▶ [Problem details] Retype exactly what runs from the first line of the data to the line with "import plotly.graph_objects as go", keeping both of those lines and skipping pictures.
** Start Source material **
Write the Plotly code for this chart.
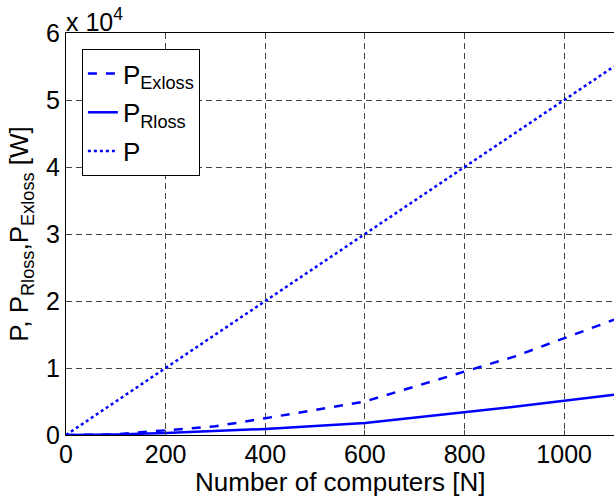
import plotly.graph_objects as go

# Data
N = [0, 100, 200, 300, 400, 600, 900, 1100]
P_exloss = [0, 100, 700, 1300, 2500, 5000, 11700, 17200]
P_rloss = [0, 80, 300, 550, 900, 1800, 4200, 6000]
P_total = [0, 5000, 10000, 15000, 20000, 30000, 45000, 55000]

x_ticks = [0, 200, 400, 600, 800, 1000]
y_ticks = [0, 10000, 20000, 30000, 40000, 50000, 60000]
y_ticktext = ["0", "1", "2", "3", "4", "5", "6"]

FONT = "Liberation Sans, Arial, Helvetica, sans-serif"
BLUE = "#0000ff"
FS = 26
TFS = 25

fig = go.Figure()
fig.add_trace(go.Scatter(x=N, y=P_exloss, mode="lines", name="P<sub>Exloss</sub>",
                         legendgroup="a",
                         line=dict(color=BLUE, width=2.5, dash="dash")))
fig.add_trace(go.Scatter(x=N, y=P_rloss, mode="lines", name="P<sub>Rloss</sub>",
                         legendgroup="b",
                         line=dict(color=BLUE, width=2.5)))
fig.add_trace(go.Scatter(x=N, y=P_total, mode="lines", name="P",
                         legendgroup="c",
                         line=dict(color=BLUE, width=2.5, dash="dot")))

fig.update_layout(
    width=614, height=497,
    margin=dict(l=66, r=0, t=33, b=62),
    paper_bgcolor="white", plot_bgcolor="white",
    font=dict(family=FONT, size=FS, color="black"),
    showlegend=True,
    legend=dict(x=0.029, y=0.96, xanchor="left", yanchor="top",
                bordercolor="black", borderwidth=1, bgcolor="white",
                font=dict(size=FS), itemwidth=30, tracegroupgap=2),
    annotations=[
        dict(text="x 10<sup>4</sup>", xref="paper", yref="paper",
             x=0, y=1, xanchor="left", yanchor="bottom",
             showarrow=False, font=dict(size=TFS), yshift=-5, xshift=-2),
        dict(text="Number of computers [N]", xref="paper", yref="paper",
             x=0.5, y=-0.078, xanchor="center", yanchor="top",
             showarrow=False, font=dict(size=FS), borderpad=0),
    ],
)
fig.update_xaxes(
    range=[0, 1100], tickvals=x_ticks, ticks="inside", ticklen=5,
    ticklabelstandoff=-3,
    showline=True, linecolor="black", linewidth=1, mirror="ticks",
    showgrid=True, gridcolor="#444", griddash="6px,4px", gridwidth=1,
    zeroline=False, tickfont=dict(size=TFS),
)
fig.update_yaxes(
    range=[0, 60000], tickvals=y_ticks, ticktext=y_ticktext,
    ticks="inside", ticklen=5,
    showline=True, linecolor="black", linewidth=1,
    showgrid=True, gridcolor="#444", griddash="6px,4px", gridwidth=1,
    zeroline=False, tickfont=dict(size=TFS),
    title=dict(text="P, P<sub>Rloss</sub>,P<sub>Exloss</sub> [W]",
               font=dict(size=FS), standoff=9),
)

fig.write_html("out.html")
** End Source material **
▶ [Written reply]
Write the Plotly code for this chart.
import plotly.graph_objects as go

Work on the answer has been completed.